[Charts and diagrams as code]

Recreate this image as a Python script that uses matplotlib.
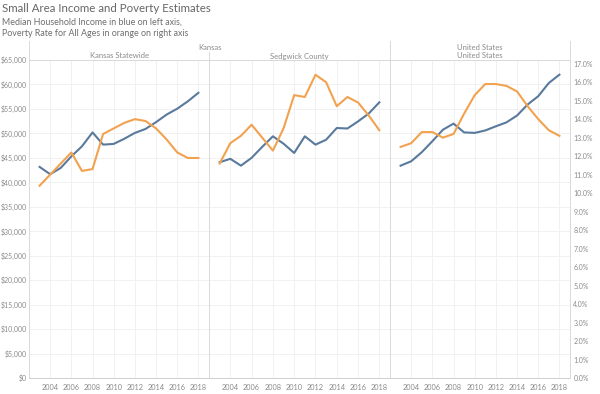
import matplotlib
matplotlib.use("Agg")
import matplotlib.pyplot as plt
from matplotlib.ticker import FuncFormatter

plt.rcParams['font.family'] = ['Lato', 'DejaVu Sans']

# data
years = list(range(2003, 2019))
panels = ["Kansas Statewide", "Sedgwick County", "United States"]

income_ks = [43150, 41650, 42950, 45300, 47350, 50200, 47700, 47850,
             48900, 50100, 50900, 52300, 53850, 55050, 56550, 58300]
income_sedg = [44100, 44800, 43400, 45000, 47250, 49400, 47900, 46000,
               49400, 47700, 48700, 51100, 51000, 52450, 54050, 56350]
income_us = [43400, 44300, 46150, 48400, 50750, 52000, 50200, 50100,
             50600, 51450, 52250, 53650, 55900, 57600, 60300, 62000]

poverty_ks = [10.4, 11.0, 11.6, 12.2, 11.2, 11.3, 13.2, 13.5,
              13.8, 14.0, 13.9, 13.5, 12.9, 12.2, 11.9, 11.9]
poverty_sedg = [11.6, 12.7, 13.1, 13.7, 13.0, 12.3, 13.5, 15.3,
                15.2, 16.4, 16.0, 14.7, 15.2, 14.9, 14.2, 13.4]
poverty_us = [12.5, 12.7, 13.3, 13.3, 13.0, 13.2, 14.3, 15.3,
              15.9, 15.9, 15.8, 15.5, 14.7, 14.0, 13.4, 13.1]

income = [income_ks, income_sedg, income_us]
poverty = [poverty_ks, poverty_sedg, poverty_us]

blue = "#5a7a9c"
orange = "#f2a24f"
txt = "#8a8a8a"
grid = "#efefef"
sep = "#d9d9d9"

W, H = 600, 394
fig = plt.figure(figsize=(6, 3.94), dpi=100)


def fx(px):
    return px / W


def fy(py):
    return 1 - py / H


left_edges = [29, 209, 390]
widths = [180, 181, 180]
top, bottom = 60, 378

for i in range(3):
    ax = fig.add_axes([fx(left_edges[i]), fy(bottom), fx(widths[i]), (bottom - top) / H])
    ax.plot(years, income[i], color=blue, lw=1.5, zorder=3)
    ax.set_xlim(2002, 2019)
    ax.set_ylim(0, 65000)
    ax.set_yticks(range(0, 65001, 5000))
    ax.set_xticks(range(2004, 2019, 2))
    ax.set_xticklabels([str(y) for y in range(2004, 2019, 2)])
    ax.grid(True, color=grid, lw=0.6)
    ax.set_axisbelow(True)
    ax.tick_params(axis="x", length=0, labelsize=5.3, colors=txt, pad=4)
    ax.tick_params(axis="y", length=0, labelsize=5, colors=txt, pad=1.5)
    for s in ["top", "right"]:
        ax.spines[s].set_visible(False)
    ax.spines["left"].set_color(sep)
    ax.spines["left"].set_linewidth(0.7)
    ax.spines["bottom"].set_color("#cfcfcf")
    ax.spines["bottom"].set_linewidth(0.7)
    if i == 0:
        ax.yaxis.set_major_formatter(FuncFormatter(lambda v, p: "${:,.0f}".format(v)))
    else:
        ax.set_yticklabels([])

    ax2 = ax.twinx()
    ax2.plot(years, poverty[i], color=orange, lw=1.5, zorder=3)
    ax2.set_ylim(0, 17.2)
    ax2.set_yticks([k for k in range(0, 18)])
    ax2.tick_params(length=0, labelsize=5, colors=txt, pad=2.5)
    for s in ["top", "left", "bottom"]:
        ax2.spines[s].set_visible(False)
    if i == 2:
        ax2.yaxis.set_major_formatter(FuncFormatter(lambda v, p: "{:.1f}%".format(v)))
        ax2.spines["right"].set_color(sep)
        ax2.spines["right"].set_linewidth(0.7)
    else:
        ax2.set_yticklabels([])
        ax2.spines["right"].set_visible(False)

    # panel header
    fig.text(fx(left_edges[i] + widths[i] / 2), fy(56), panels[i], ha="center",
             va="center", fontsize=5.5, color=txt)

# top header row
fig.text(fx(210), fy(47), "Kansas", ha="center", va="center", fontsize=5.5, color=txt)
fig.text(fx(480), fy(47), "United States", ha="center", va="center", fontsize=5.5, color=txt)

# header frame lines
fig.add_artist(plt.Line2D([fx(29), fx(570)], [fy(60), fy(60)], color=sep, lw=0.7))
fig.add_artist(plt.Line2D([fx(29), fx(29)], [fy(41), fy(60)], color=sep, lw=0.7))
fig.add_artist(plt.Line2D([fx(209), fx(209)], [fy(52), fy(60)], color=sep, lw=0.7))
fig.add_artist(plt.Line2D([fx(390), fx(390)], [fy(41), fy(60)], color=sep, lw=0.7))
fig.add_artist(plt.Line2D([fx(570), fx(570)], [fy(41), fy(60)], color=sep, lw=0.7))

# titles
fig.text(fx(2), fy(9), "Small Area Income and Poverty Estimates", ha="left",
         va="center", fontsize=8.3, color="#666666")
fig.text(fx(2), fy(22), "Median Household Income in blue on left axis,", ha="left",
         va="center", fontsize=6.4, color="#6e6e6e")
fig.text(fx(2), fy(33), "Poverty Rate for All Ages in orange on right axis", ha="left",
         va="center", fontsize=6.4, color="#6e6e6e")

fig.savefig("out.png", dpi=100)
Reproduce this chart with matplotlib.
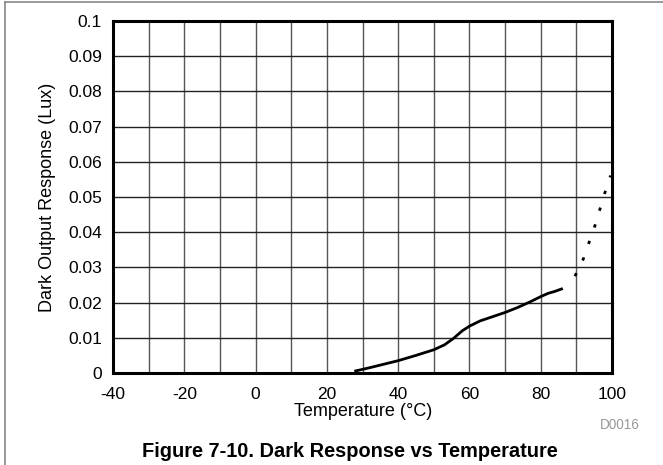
import matplotlib
matplotlib.use('Agg')
import matplotlib.pyplot as plt
from matplotlib.lines import Line2D

plt.rcParams['font.family'] = ['Liberation Sans', 'DejaVu Sans']
plt.rcParams['axes.unicode_minus'] = False

# measured part of the curve
temp_solid = [27.7, 32, 36, 40, 45, 50, 53, 55.5, 58, 60, 63, 66.5, 70, 73.5, 77, 80, 82, 84, 86.2]
resp_solid = [0.0005, 0.0015, 0.0025, 0.0035, 0.005, 0.0066, 0.0080, 0.0098, 0.0120, 0.0133,
              0.0148, 0.0160, 0.0172, 0.0186, 0.0202, 0.0217, 0.0226, 0.0232, 0.0240]

# extrapolated (dotted) part
temp_dot = [89.6, 92.0, 93.6, 95.2, 96.6, 98.0, 99.6]
resp_dot = [0.0275, 0.0325, 0.0372, 0.0418, 0.0465, 0.0512, 0.0561]

xticks = [-40, -20, 0, 20, 40, 60, 80, 100]
yticks = [0, 0.01, 0.02, 0.03, 0.04, 0.05, 0.06, 0.07, 0.08, 0.09, 0.1]
ytick_labels = ['0', '0.01', '0.02', '0.03', '0.04', '0.05', '0.06', '0.07', '0.08', '0.09', '0.1']

W, H = 663, 465
fig = plt.figure(figsize=(W / 100, H / 100), dpi=100)
ax = fig.add_axes([113 / W, 1 - 373 / H, (612 - 113) / W, (373 - 21) / H])

ax.plot(temp_solid, resp_solid, color='black', lw=2, solid_capstyle='butt', zorder=3)
ax.plot(temp_dot, resp_dot, color='black', lw=2, linestyle=(0, (1.2, 5.1)), zorder=3)

ax.set_xlim(-40, 100)
ax.set_ylim(0, 0.1)
ax.set_xticks(xticks)
ax.set_xticks(range(-30, 100, 20), minor=True)
ax.set_yticks(yticks)
ax.set_yticklabels(ytick_labels)
ax.tick_params(which='both', length=0, labelsize=12.5)
ax.tick_params(axis='x', pad=10)
ax.tick_params(axis='y', pad=8)

ax.grid(True, which='both', axis='x', color='#555555', lw=1)
ax.grid(True, which='major', axis='y', color='#222222', lw=1)
ax.set_axisbelow(True)
for s in ax.spines.values():
    s.set_linewidth(2.2)
    s.set_color('black')

ax.set_ylabel('Dark Output Response (Lux)', fontsize=13)
ax.yaxis.set_label_coords(-0.114, 0.5)

fig.text(363 / W, 1 - 416 / H, 'Temperature (°C)', fontsize=13, ha='center', va='baseline')
fig.text(620 / W, 1 - 429 / H, 'D0016', fontsize=9.8, color='#999999', ha='center', va='baseline')
fig.text(350 / W, 1 - 457 / H, 'Figure 7-10. Dark Response vs Temperature',
         fontsize=14.4, fontweight='bold', ha='center', va='baseline')

# figure frame (top and left edges)
fig.add_artist(Line2D([5 / W, 1], [1 - 2.5 / H, 1 - 2.5 / H], color='#888888', lw=1.2))
fig.add_artist(Line2D([5 / W, 5 / W], [0, 1 - 2.5 / H], color='#888888', lw=1.2))

fig.savefig('out.png', dpi=100)
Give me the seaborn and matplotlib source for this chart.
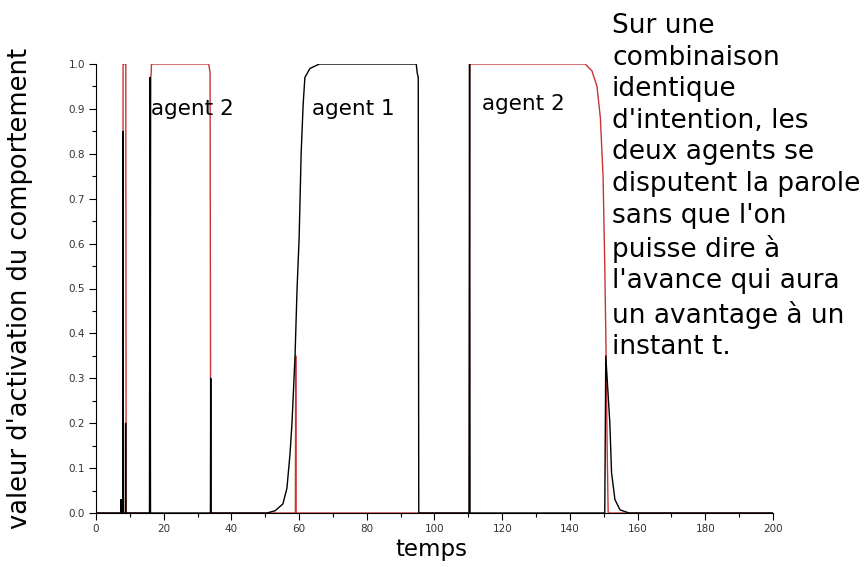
import matplotlib
matplotlib.use("Agg")
import matplotlib.pyplot as plt
import seaborn as sns
import pandas as pd
from matplotlib.ticker import MultipleLocator

# agent 1 (black) — breakpoints
agent1_t = [0, 7.3, 7.4, 7.5, 7.9, 8.0, 8.1, 8.7, 8.75, 8.8, 15.8, 15.95, 16.1,
            33.8, 33.9, 34.0, 50.5, 52.9, 55.2, 56.4, 57.3, 57.9, 58.8, 59.4,
            60.0, 60.6, 61.2, 61.7, 63.2, 66.0, 94.6, 94.9, 95.2, 95.35,
            110.2, 110.35, 110.5, 150.3, 150.6, 151.0, 151.8, 152.3, 153.3,
            154.8, 157.5, 200]
agent1_v = [0, 0, 0.03, 0, 0, 0.85, 0, 0, 0.2, 0, 0, 0.97, 0,
            0, 0.3, 0, 0, 0.005, 0.02, 0.055, 0.13, 0.2, 0.35, 0.5,
            0.61, 0.8, 0.91, 0.97, 0.99, 1.0, 1.0, 0.98, 0.97, 0,
            0, 1.0, 0, 0, 0.35, 0.3, 0.2, 0.09, 0.03,
            0.007, 0, 0]

# agent 2 (red)
agent2_t = [0, 7.9, 8.0, 8.8, 8.9, 16.0, 16.2, 16.3, 16.4, 33.3, 33.7, 33.9,
            58.9, 59.0, 59.1, 110.3, 110.45, 144.5, 146.5, 148.0, 149.0,
            149.8, 150.3, 150.7, 151.0, 151.3, 200]
agent2_v = [0, 0, 1.0, 1.0, 0, 0, 0.97, 0.98, 1.0, 1.0, 0.98, 0,
            0, 0.35, 0, 0, 1.0, 1.0, 0.985, 0.95, 0.88,
            0.75, 0.55, 0.35, 0.15, 0, 0]

x_ticks = [0, 20, 40, 60, 80, 100, 120, 140, 160, 180, 200]
y_ticks = [0.0, 0.1, 0.2, 0.3, 0.4, 0.5, 0.6, 0.7, 0.8, 0.9, 1.0]

labels = ["agent 2", "agent 1", "agent 2"]
label_t = [16.2, 63.8, 114.0]
label_v = [0.90, 0.90, 0.91]

note = ("Sur une\ncombinaison\nidentique\nd'intention, les\ndeux agents se\n"
        "disputent la parole\nsans que l'on\npuisse dire à\nl'avance qui aura\n"
        "un avantage à un\ninstant t.")

sns.set_style("ticks")
plt.rcParams['font.family'] = ['DejaVu Sans']
plt.rcParams['text.color'] = 'black'
plt.rcParams['axes.labelcolor'] = 'black'

fig = plt.figure(figsize=(8.64, 5.67), dpi=100)
ax = fig.add_axes([96/864, 1 - 513/567, (773-96)/864, (513-64)/567])

df2 = pd.DataFrame({"t": agent2_t, "v": agent2_v})
df1 = pd.DataFrame({"t": agent1_t, "v": agent1_v})
sns.lineplot(data=df2, x="t", y="v", ax=ax, color="#c83434", lw=1.0,
             estimator=None, sort=False)
sns.lineplot(data=df1, x="t", y="v", ax=ax, color="black", lw=1.0,
             estimator=None, sort=False)

ax.set_xlim(0, 200)
ax.set_ylim(0, 1.0)
ax.set_xticks(x_ticks)
ax.set_xticklabels([str(v) for v in x_ticks])
ax.set_yticks(y_ticks)
ax.set_yticklabels([f"{v:.1f}" for v in y_ticks])
ax.xaxis.set_minor_locator(MultipleLocator(10))
ax.yaxis.set_minor_locator(MultipleLocator(0.05))
ax.tick_params(axis="both", which="major", labelsize=7.5, labelcolor="#333333",
               length=5, width=0.8, direction="out", pad=3, color="black")
ax.tick_params(axis="both", which="minor", length=3, width=0.8, direction="out",
               color="black")
for s in ["top", "right"]:
    ax.spines[s].set_visible(False)
for s in ["left", "bottom"]:
    ax.spines[s].set_linewidth(0.8)
    ax.spines[s].set_color("black")

ax.set_xlabel("temps", fontsize=16.5)
ax.set_ylabel("valeur d'activation du comportement", fontsize=18.5,
              ha="center", va="center")
ax.xaxis.set_label_coords(0.496, -0.055)
ax.yaxis.set_label_coords(-0.112, 0.50)

for lab, t, v in zip(labels, label_t, label_v):
    ax.text(t, v, lab, fontsize=15.5, va="center", ha="left", color="black")

fig.text(612/864, 1 - 13/567, note, fontsize=19, va="top", ha="left",
         linespacing=1.28, color="black")

fig.savefig("out.png", dpi=100, facecolor="white")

Prompt: Leave out every picture, then retype exactly the lines from the one containing "Give me the" through the one containing "from matplotlib.ticker import MultipleLocator".

Problem solution:
Give me the seaborn and matplotlib source for this chart.
import matplotlib
matplotlib.use("Agg")
import matplotlib.pyplot as plt
import seaborn as sns
import pandas as pd
from matplotlib.ticker import MultipleLocator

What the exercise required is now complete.